- _GOAL_: The lines from the top of the material through the line with "(fabric) at (204,-877)" are to be set down exactly. Leave the pictures out.

- _DATA PROVIDED_:
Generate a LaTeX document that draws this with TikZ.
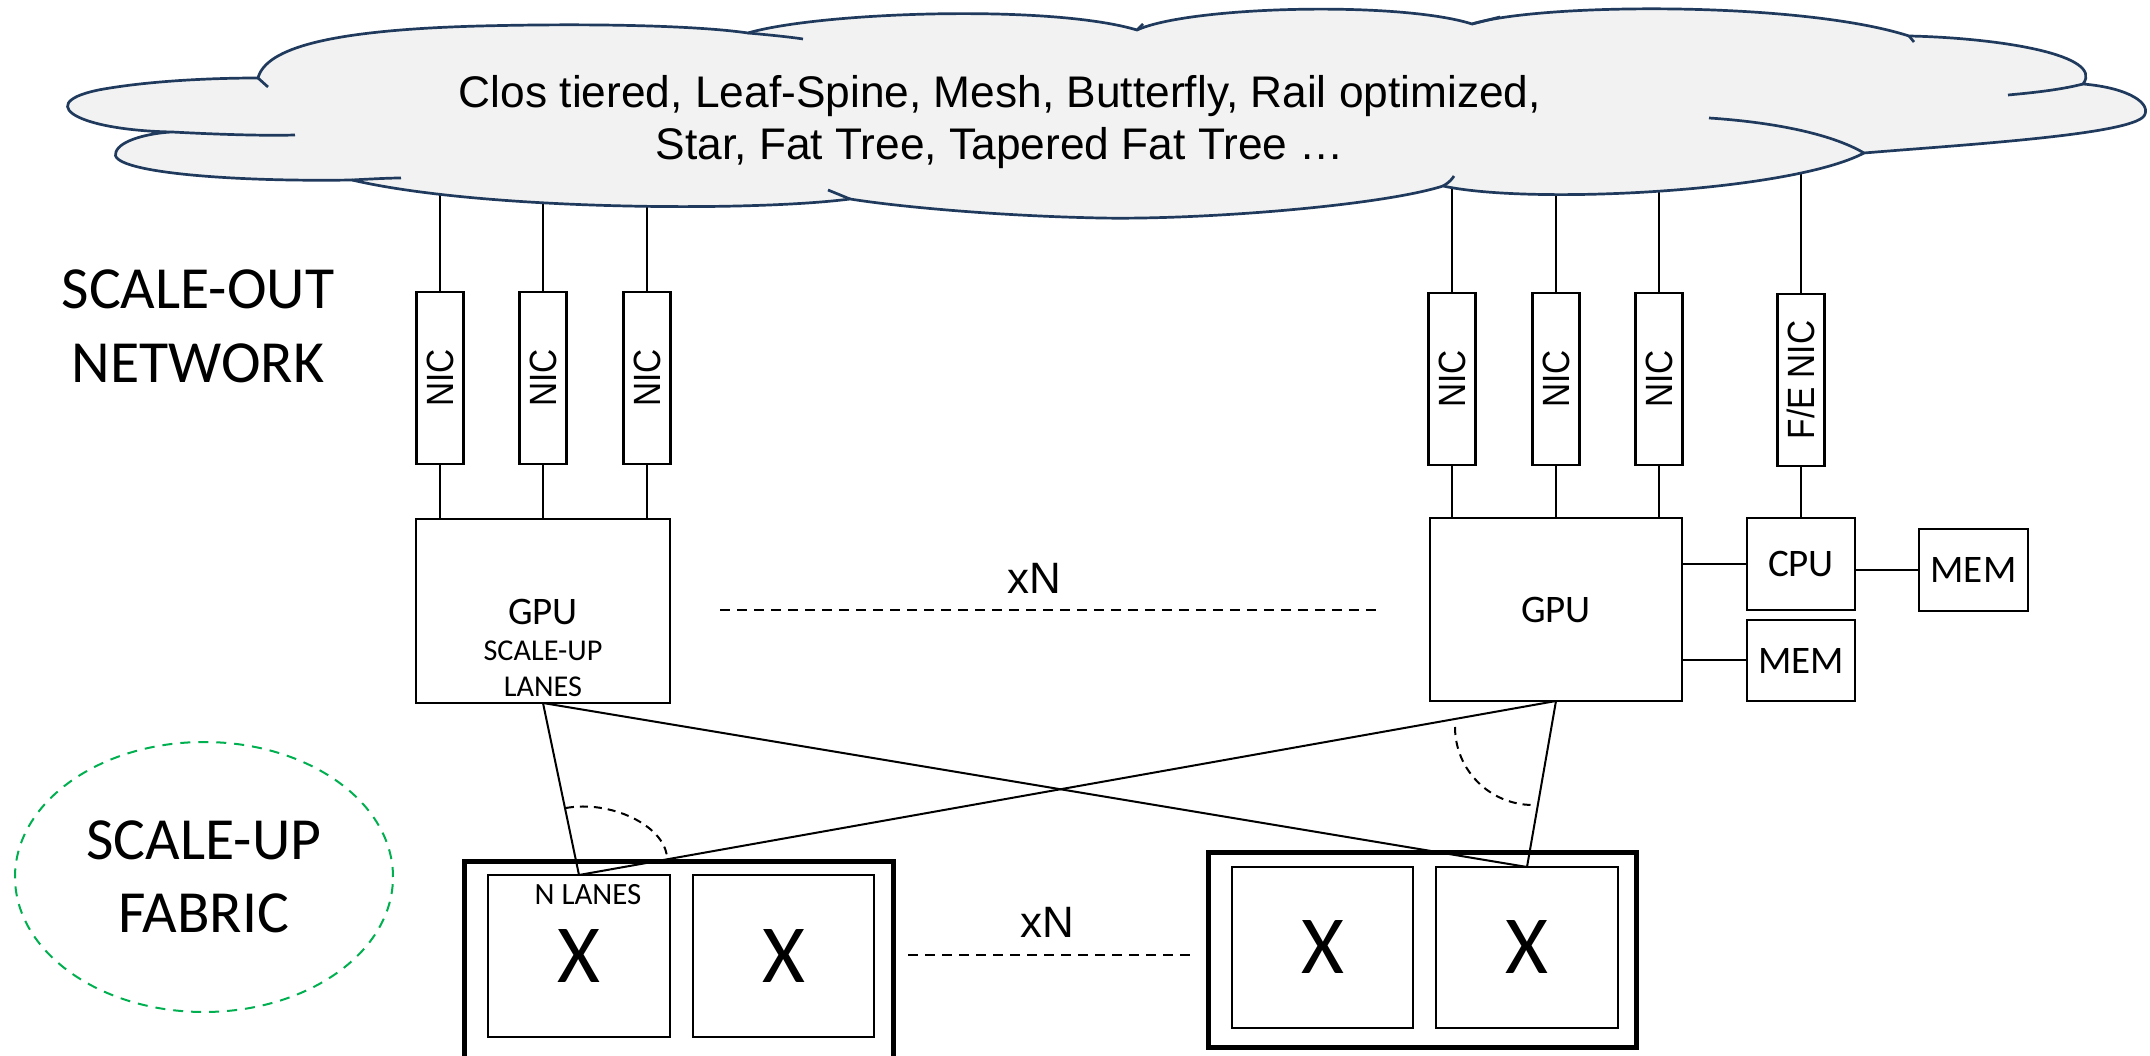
\documentclass[tikz,border=0pt]{standalone}
\usepackage{fontspec}
\usepackage{graphicx}
\setmainfont{Liberation Sans}
\newfontfamily\calibri{Carlito}
\usetikzlibrary{calc,shapes.geometric}
\definecolor{cloudfill}{HTML}{F2F2F2}
\definecolor{cloudline}{HTML}{1F3A5C}
\definecolor{fabgreen}{HTML}{00B050}
\newcommand{\nictxt}[1]{\rotatebox{90}{\scalebox{0.88}[1]{#1}}}
\begin{document}
\begin{tikzpicture}[x=0.1mm,y=0.1mm,
  box/.style={draw=black,line width=0.22mm,fill=white,inner sep=0pt,outer sep=0pt},
  nicbox/.style={box,minimum width=4.7mm,minimum height=17.2mm,font=\fontsize{10.8pt}{12pt}\selectfont},
  chip/.style={box,font=\calibri\fontsize{11.1pt}{13pt}\selectfont},
  swouter/.style={draw=black,line width=0.5mm,fill=white,inner sep=0pt,outer sep=0pt},
  swinner/.style={box,font=\calibri\fontsize{23.5pt}{26pt}\selectfont},
  wire/.style={draw=black,line width=0.2mm},
  dashwire/.style={draw=black,line width=0.2mm,dash pattern=on 1mm off 0.7mm},
  arcdash/.style={draw=black,line width=0.2mm,dash pattern=on 0.8mm off 0.6mm},
  cloudstroke/.style={draw=cloudline,line width=0.27mm},
  biglbl/.style={font=\calibri\fontsize{17pt}{21pt}\selectfont,align=center,inner sep=0pt},
  cloudtxt/.style={font=\fontsize{12.6pt}{15pt}\selectfont,inner sep=0pt,anchor=base},
  xnlbl/.style={font=\fontsize{12.5pt}{15pt}\selectfont,inner sep=0pt,anchor=base},
  gpubig/.style={font=\calibri\fontsize{11.1pt}{13pt}\selectfont,inner sep=0pt,anchor=base},
  gpusmall/.style={font=\calibri\fontsize{8.6pt}{10pt}\selectfont,inner sep=0pt,anchor=base}
]
\useasboundingbox (0,0) rectangle (2150,-1056);
\fill[white] (0,0) rectangle (2150,-1056);

% ---------- side labels ----------
\node[biglbl] (scaleout) at (198,-326) {SCALE-OUT\\NETWORK};
\node[draw=fabgreen,line width=0.2mm,dash pattern=on 1mm off 0.8mm,ellipse,
      minimum width=37.8mm,minimum height=27mm,inner sep=0pt,
      font=\calibri\fontsize{17pt}{20.8pt}\selectfont,align=center] (fabric) at (204,-877) {SCALE-UP\\FABRIC};

% ---------- NICs ----------
\node[nicbox] (nicL1) at (440,-378) {\nictxt{NIC}};
\node[nicbox] (nicL2) at (543,-378) {\nictxt{NIC}};
\node[nicbox] (nicL3) at (647,-378) {\nictxt{NIC}};
\node[nicbox] (nicR1) at (1452,-379) {\nictxt{NIC}};
\node[nicbox] (nicR2) at (1556,-379) {\nictxt{NIC}};
\node[nicbox] (nicR3) at (1659,-379) {\nictxt{NIC}};
\node[nicbox] (fenic) at (1801,-380) {\nictxt{F/E NIC}};

% ---------- GPUs, CPU, MEM ----------
\node[box,minimum width=25.4mm,minimum height=18.4mm] (gpuL) at (543,-611) {};
\node[gpubig] (gpuLt) at (543,-625) {GPU};
\node[gpusmall] (gpuLs) at (543,-661) {SCALE-UP};
\node[gpusmall] (gpuLl) at (543,-697) {LANES};
\node[chip,minimum width=25.2mm,minimum height=18.3mm] (gpuR) at (1556,-609.5) {GPU};
\node[chip,minimum width=10.8mm,minimum height=9.2mm] (cpu) at (1801,-564) {CPU};
\node[chip,minimum width=10.8mm,minimum height=8.1mm] (memL) at (1801,-660.5) {MEM};
\node[chip,minimum width=10.9mm,minimum height=8.2mm] (memR) at (1973.5,-570) {MEM};

% ---------- NIC wires ----------
\foreach \n in {nicL1,nicL2,nicL3}{
  \draw[wire] (\n.south) -- (\n.south |- gpuL.north);
}
\foreach \n in {nicR1,nicR2,nicR3}{
  \draw[wire] (\n.south) -- (\n.south |- gpuR.north);
}
\draw[wire] (fenic.south) -- (cpu.north);
\draw[wire] (cpu.west) -- (cpu.west -| gpuR.east);
\draw[wire] (memR.west) -- (memR.west -| cpu.east);
\draw[wire] (memL.west) -- (memL.west -| gpuR.east);

\foreach \n in {nicL1,nicL2,nicL3,nicR1,nicR2,nicR3,fenic}{
  \coordinate (c\n) at (\n.north |- 0,-150);
  \draw[wire] (\n.north) -- (c\n);
}

% ---------- cloud ----------
\path[fill=cloudfill,cloudstroke]
  (258,-78)
  .. controls (266,-48) and (330,-30) .. (480,-26)
  .. controls (600,-23) and (700,-26) .. (748,-33)
  .. controls (820,-12) and (1050,-4) .. (1137,-30)
  .. controls (1190,-6) and (1400,-1) .. (1472,-24)
  .. controls (1540,-3) and (1800,-1) .. (1909,-36)
  .. controls (2000,-38) and (2105,-55) .. (2083,-84)
  .. controls (2130,-88) and (2152,-104) .. (2144,-116)
  .. controls (2130,-135) and (1960,-145) .. (1864,-153)
  .. controls (1790,-192) and (1530,-205) .. (1443,-186)
  .. controls (1380,-206) and (1200,-220) .. (1100,-218)
  .. controls (1000,-216) and (900,-207) .. (850,-199)
  .. controls (750,-212) and (480,-210) .. (352,-180)
  .. controls (230,-182) and (105,-172) .. (116,-152)
  .. controls (120,-140) and (150,-133) .. (172,-132)
  .. controls (70,-130) and (30,-100) .. (110,-88)
  .. controls (160,-80) and (220,-78) .. (258,-78)
  -- cycle;
\draw[cloudstroke] (172,-132) .. controls (210,-134) and (260,-136) .. (295,-135);
\draw[cloudstroke] (258,-78) -- (268,-87);
\draw[cloudstroke] (352,-180) .. controls (370,-179) and (390,-178) .. (401,-178);
\draw[cloudstroke] (850,-199) -- (828,-190);
\draw[cloudstroke] (748,-33) .. controls (770,-35) and (790,-37) .. (803,-39);
\draw[cloudstroke] (1137,-30) -- (1143,-24);
\draw[cloudstroke] (1472,-24) -- (1500,-17);
\draw[cloudstroke] (1909,-36) -- (1914,-42);
\draw[cloudstroke] (2083,-84) .. controls (2060,-90) and (2030,-93) .. (2008,-95);
\draw[cloudstroke] (1864,-153) .. controls (1830,-133) and (1770,-122) .. (1709,-118);
\draw[cloudstroke] (1443,-186) .. controls (1450,-182) and (1452,-179) .. (1454,-176);
\node[cloudtxt] (cloudt1) at (1000,-108) {Clos tiered, Leaf-Spine, Mesh, Butterfly, Rail optimized,};
\node[cloudtxt] (cloudt2) at (1000,-160) {Star, Fat Tree, Tapered Fat Tree \dots};

% ---------- xN between GPUs ----------
\coordinate (dTopL) at (720,-610);
\coordinate (dTopR) at (1382,-610);
\draw[dashwire] (dTopL) -- (dTopR);
\node[xnlbl] (xnTop) at (1034,-594) {xN};

% ---------- switches ----------
\node[swouter,minimum width=42.9mm,minimum height=20mm] (swL) at (678.5,-962) {};
\node[swouter,minimum width=42.8mm,minimum height=19.5mm] (swR) at (1422,-950.5) {};
\node[swinner,minimum width=18.2mm,minimum height=16.2mm] (swL1) at (579,-956) {X};
\node[swinner,minimum width=18.1mm,minimum height=16.2mm] (swL2) at (783.5,-956) {X};
\node[swinner,minimum width=18.1mm,minimum height=16.1mm] (swR1) at (1322.5,-947.5) {X};
\node[swinner,minimum width=18.2mm,minimum height=16.1mm] (swR2) at (1527,-947.5) {X};
\node[font=\calibri\fontsize{8.8pt}{10pt}\selectfont,inner sep=0pt,anchor=base] (nlanes) at (588,-905) {N LANES};

\coordinate (dBotL) at (908,-955);
\coordinate (dBotR) at (1195,-955);
\draw[dashwire] (dBotL) -- (dBotR);
\node[xnlbl] (xnBot) at (1047,-938) {xN};

% ---------- scale-up links ----------
\draw[wire] (gpuL.south) -- (swL1.north);
\draw[wire] (gpuL.south) -- (swR2.north);
\draw[wire] (gpuR.south) -- (swR2.north);
\draw[wire] (gpuR.south) -- (swL1.north);

\draw[arcdash] (566,-808) .. controls (610,-800) and (664,-825) .. (667,-857);
\draw[arcdash] (1455,-727) .. controls (1455,-770) and (1490,-805) .. (1533,-805);
\end{tikzpicture}
\end{document}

- _FULL OUTPUT_:
Generate a LaTeX document that draws this with TikZ.
\documentclass[tikz,border=0pt]{standalone}
\usepackage{fontspec}
\usepackage{graphicx}
\setmainfont{Liberation Sans}
\newfontfamily\calibri{Carlito}
\usetikzlibrary{calc,shapes.geometric}
\definecolor{cloudfill}{HTML}{F2F2F2}
\definecolor{cloudline}{HTML}{1F3A5C}
\definecolor{fabgreen}{HTML}{00B050}
\newcommand{\nictxt}[1]{\rotatebox{90}{\scalebox{0.88}[1]{#1}}}
\begin{document}
\begin{tikzpicture}[x=0.1mm,y=0.1mm,
  box/.style={draw=black,line width=0.22mm,fill=white,inner sep=0pt,outer sep=0pt},
  nicbox/.style={box,minimum width=4.7mm,minimum height=17.2mm,font=\fontsize{10.8pt}{12pt}\selectfont},
  chip/.style={box,font=\calibri\fontsize{11.1pt}{13pt}\selectfont},
  swouter/.style={draw=black,line width=0.5mm,fill=white,inner sep=0pt,outer sep=0pt},
  swinner/.style={box,font=\calibri\fontsize{23.5pt}{26pt}\selectfont},
  wire/.style={draw=black,line width=0.2mm},
  dashwire/.style={draw=black,line width=0.2mm,dash pattern=on 1mm off 0.7mm},
  arcdash/.style={draw=black,line width=0.2mm,dash pattern=on 0.8mm off 0.6mm},
  cloudstroke/.style={draw=cloudline,line width=0.27mm},
  biglbl/.style={font=\calibri\fontsize{17pt}{21pt}\selectfont,align=center,inner sep=0pt},
  cloudtxt/.style={font=\fontsize{12.6pt}{15pt}\selectfont,inner sep=0pt,anchor=base},
  xnlbl/.style={font=\fontsize{12.5pt}{15pt}\selectfont,inner sep=0pt,anchor=base},
  gpubig/.style={font=\calibri\fontsize{11.1pt}{13pt}\selectfont,inner sep=0pt,anchor=base},
  gpusmall/.style={font=\calibri\fontsize{8.6pt}{10pt}\selectfont,inner sep=0pt,anchor=base}
]
\useasboundingbox (0,0) rectangle (2150,-1056);
\fill[white] (0,0) rectangle (2150,-1056);

% ---------- side labels ----------
\node[biglbl] (scaleout) at (198,-326) {SCALE-OUT\\NETWORK};
\node[draw=fabgreen,line width=0.2mm,dash pattern=on 1mm off 0.8mm,ellipse,
      minimum width=37.8mm,minimum height=27mm,inner sep=0pt,
      font=\calibri\fontsize{17pt}{20.8pt}\selectfont,align=center] (fabric) at (204,-877) {SCALE-UP\\FABRIC};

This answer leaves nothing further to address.